INF [vocalização] a dormir, e vai aquela pessoa e passa por cima de mim. E quando foi dali Não fiz caso e quando foi dali – a quê? – a meia hora, senti assim o fumo. Ai que fumaça! E depois é que acordei. Era a queimar dentro dum caco – num caco numa telha dessas, numa telha, que havia antigas, chamavam-lhe aquilo o caco. Ia E a queimar aquela aquele alecrim, ou lá o que era aquilo. E ao meu pai a mesma coisa. Ao falecido meu pai a mesma coisa. Mas nós não vimos a mulhe-. Só sentimos aquilo a passar por cima de nós. Então vinha a ser a mulher sem nada, calças, por ci- sem calças, sem nada, por cima de nós. Minha senhora, fomos para o rio, pilhámos vinte sáveles. Vinte! Palavra, que estou-lhe a dizer, hem! Nós, nessa noite, nesse assejo, já pilhámos vinte sáveles. Vai assim o meu pai: "Que foi isto, hem? Oh, Nossa Senhora da Agonia! Que é isto? Nós não pilhávamos nada, a rede é a mesma". Se pilhámos peixe foi daí em diante. Porquê? Era o feitiço que estava connosco. A inveja. Está a perceber?

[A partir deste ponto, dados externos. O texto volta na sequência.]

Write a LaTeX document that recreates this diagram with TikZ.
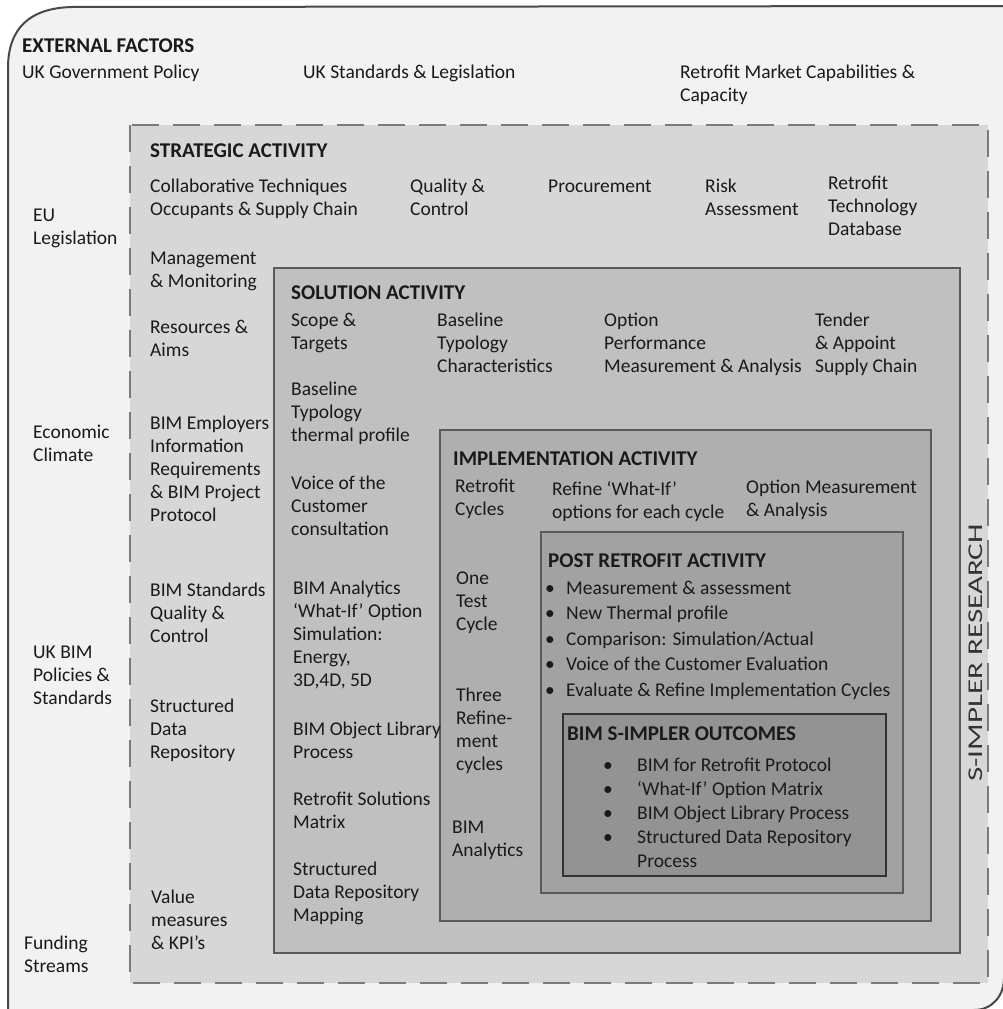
\documentclass[tikz,border=0pt]{standalone}
\usepackage{fontspec}
\setmainfont{Carlito}
\usepackage{graphicx}
\definecolor{bgouter}{HTML}{F2F2F2}
\definecolor{fstrat}{HTML}{D7D7D7}
\definecolor{fsol}{HTML}{C0C0C0}
\definecolor{fimp}{HTML}{AFAFAF}
\definecolor{fpost}{HTML}{A2A2A2}
\definecolor{fout}{HTML}{939393}
\definecolor{edgec}{HTML}{5A5A5A}
\definecolor{dashc}{HTML}{7A7A7A}
\definecolor{ink}{HTML}{1A1A1A}
\newcommand\bodyfont{\fontsize{19.5}{23}\selectfont}
\newcommand\ttlfont{\fontsize{21}{25}\selectfont\bfseries}
\newcommand\fstrut{\rule{0pt}{16pt}}
\begin{document}
\begin{tikzpicture}[x=1pt,y=-1pt,
  txt/.style={anchor=north west, inner sep=0pt, align=left, font=\bodyfont, text=ink, yshift=10pt},
  ttl/.style={anchor=base west, inner sep=0pt, font=\ttlfont, text=ink, yshift=-7pt},
  boxline/.style={draw=edgec, line width=1.6pt},
  dashline/.style={draw=dashc, line width=2.4pt, dash pattern=on 27pt off 14pt},
  outerline/.style={draw=edgec!80!black, line width=2pt}]
\useasboundingbox (0,0) rectangle (1003,1009);
\fill[white] (0,0) rectangle (1003,1009);
% outer box
\draw[outerline, fill=bgouter] (8,1030) -- (8,68) .. controls (8,28) and (30,8) .. (72,7)
  -- (1004,6) -- (1004,978) .. controls (1004,996) and (992,1010) .. (974,1010) -- (8,1010) -- cycle;
% strategic (dashed)
\fill[fstrat] (130,125) rectangle (988,983);
\draw[dashline] (130,125) rectangle (988,983);
% solution
\draw[boxline, fill=fsol] (274,268) rectangle (960,953);
% implementation
\draw[boxline, fill=fimp] (440,430) rectangle (931,921);
% post retrofit
\draw[boxline, fill=fpost] (541,532) rectangle (903,893);
% outcomes
\draw[draw=black!80, line width=2pt, fill=fout] (563,714) rectangle (886,876);

% external factors
\node[ttl] (ext) at (22,45) {EXTERNAL FACTORS};
\node[txt] (ukgov) at (22,72) {\fstrut UK Government Policy};
\node[txt] (ukstd) at (303,72) {\fstrut UK Standards \& Legislation};
\node[txt] (mkt) at (680,72) {\fstrut Retrofit Market Capabilities \&\\Capacity};
\node[txt] (eu) at (33,215) {\fstrut EU\\Legislation};
\node[txt] (econ) at (33,432) {\fstrut Economic\\Climate};
\node[txt] (ukbim) at (33,652) {\fstrut UK BIM\\Policies \&\\Standards};
\node[txt] (fund) at (24,943) {\fstrut Funding\\Streams};

% strategic activity
\node[ttl] (strat) at (150,150) {STRATEGIC ACTIVITY};
\node[txt] (collab) at (150,186) {\fstrut Collaborative Techniques\\Occupants \& Supply Chain};
\node[txt] (qual) at (410,186) {\fstrut Quality \&\\Control};
\node[txt] (proc) at (548,186) {\fstrut Procurement};
\node[txt] (risk) at (705,186) {\fstrut Risk\\Assessment};
\node[txt] (rtd) at (828,183) {\fstrut Retrofit\\Technology\\Database};
\node[txt] (mgmt) at (150,258) {\fstrut Management\\\& Monitoring};
\node[txt] (res) at (150,327) {\fstrut Resources \&\\Aims};
\node[txt] (eir) at (150,423) {\fstrut BIM Employers\\Information\\Requirements\\\& BIM Project\\Protocol};
\node[txt] (bimstd) at (150,590) {\fstrut BIM Standards\\Quality \&\\Control};
\node[txt] (sdr) at (150,706) {\fstrut Structured\\Data\\Repository};
\node[txt] (val) at (151,897) {\fstrut Value\\measures\\\& KPI’s};

% solution activity
\node[ttl] (sol) at (291,292) {SOLUTION ACTIVITY};
\node[txt] (scope) at (291,320) {\fstrut Scope \&\\Targets};
\node[txt] (btc) at (437,320) {\fstrut Baseline\\Typology\\Characteristics};
\node[txt] (opm) at (604,320) {\fstrut Option\\Performance\\Measurement \& Analysis};
\node[txt] (tender) at (815,320) {\fstrut Tender\\\& Appoint\\Supply Chain};
\node[txt] (btp) at (291,389) {\fstrut Baseline\\Typology\\thermal profile};
\node[txt] (voc) at (291,483) {\fstrut Voice of the\\Customer\\consultation};
\node[txt] (bima) at (293,588) {\fstrut BIM Analytics\\‘What-If’ Option\\Simulation:\\Energy,\\3D,4D, 5D};
\node[txt] (bol) at (293,729) {\fstrut BIM Object Library\\Process};
\node[txt] (rsm) at (293,799) {\fstrut Retrofit Solutions\\Matrix};
\node[txt] (sdrm) at (293,869) {\fstrut Structured\\Data Repository\\Mapping};

% implementation activity
\node[ttl] (imp) at (453,458) {IMPLEMENTATION ACTIVITY};
\node[txt] (rc) at (455,486) {\fstrut Retrofit\\Cycles};
\node[txt] (rwi) at (552,489) {\fstrut Refine ‘What-If’\\options for each cycle};
\node[txt] (oma) at (746,487) {\fstrut Option Measurement\\\& Analysis};
\node[txt] (otc) at (456,578) {\fstrut One\\Test\\Cycle};
\node[txt] (trc) at (456,695) {\fstrut Three\\Refine-\\ment\\cycles};
\node[txt] (bimaa) at (452,827) {\fstrut BIM\\Analytics};

% post retrofit activity
\node[ttl] (post) at (548,560) {POST RETROFIT ACTIVITY};
\node[txt, anchor=north, font=\fontsize{19.5}{25.5}\selectfont] (pdots) at (550,588) {\fstrut •\\•\\•\\•\\•};
\node[txt, font=\fontsize{19.5}{25.5}\selectfont] (plist) at (566,588) {\fstrut Measurement \& assessment\\New Thermal profile\\Comparison: Simulation/Actual\\Voice of the Customer Evaluation\\Evaluate \& Refine Implementation Cycles};

% outcomes
\node[ttl] (outc) at (567,733) {BIM S-IMPLER OUTCOMES};
\node[txt, anchor=north, font=\fontsize{19.5}{24}\selectfont] (odots) at (608,765) {\fstrut •\\•\\•\\•};
\node[txt, font=\fontsize{19.5}{24}\selectfont] (olist) at (637,765) {\fstrut BIM for Retrofit Protocol\\‘What-If’ Option Matrix\\BIM Object Library Process\\Structured Data Repository\\Process};

% side label
\node[anchor=base, rotate=90, inner sep=0pt, font=\fontsize{21}{25}\selectfont, text=black!80] (sres) at (982,653) {\scalebox{1.48}[1]{S-IMPLER RESEARCH}};
\end{tikzpicture}
\end{document}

INQ1 Mas quem é que fez isso?
INF Uma velhota, lá…
INQ1 Ah, não foi a sua mãe…
INF Não, a minha mãe chamou aquela mulher. Aqui há mulheres que fazem isso, sabe? Há.
INQ1 Pois, pois… Como é que lhe chamam a essas mulheres?
AquiINF Chamamos-lhe as bruxas. As bruxas.
INQ1 Mas antigamente havia mais, agora já não há muitas…
INF Agora não há nada disso. Agora não. Agora…
INQ2 Mas porque é que os barcos têm uma ferradura ainda para isso, às vezes?
INF É por causa do do Diabo não entrar lá dentro, a- as feiticeiras. É. Aquilo é por causa das feiticeiras não entrar lá dentro.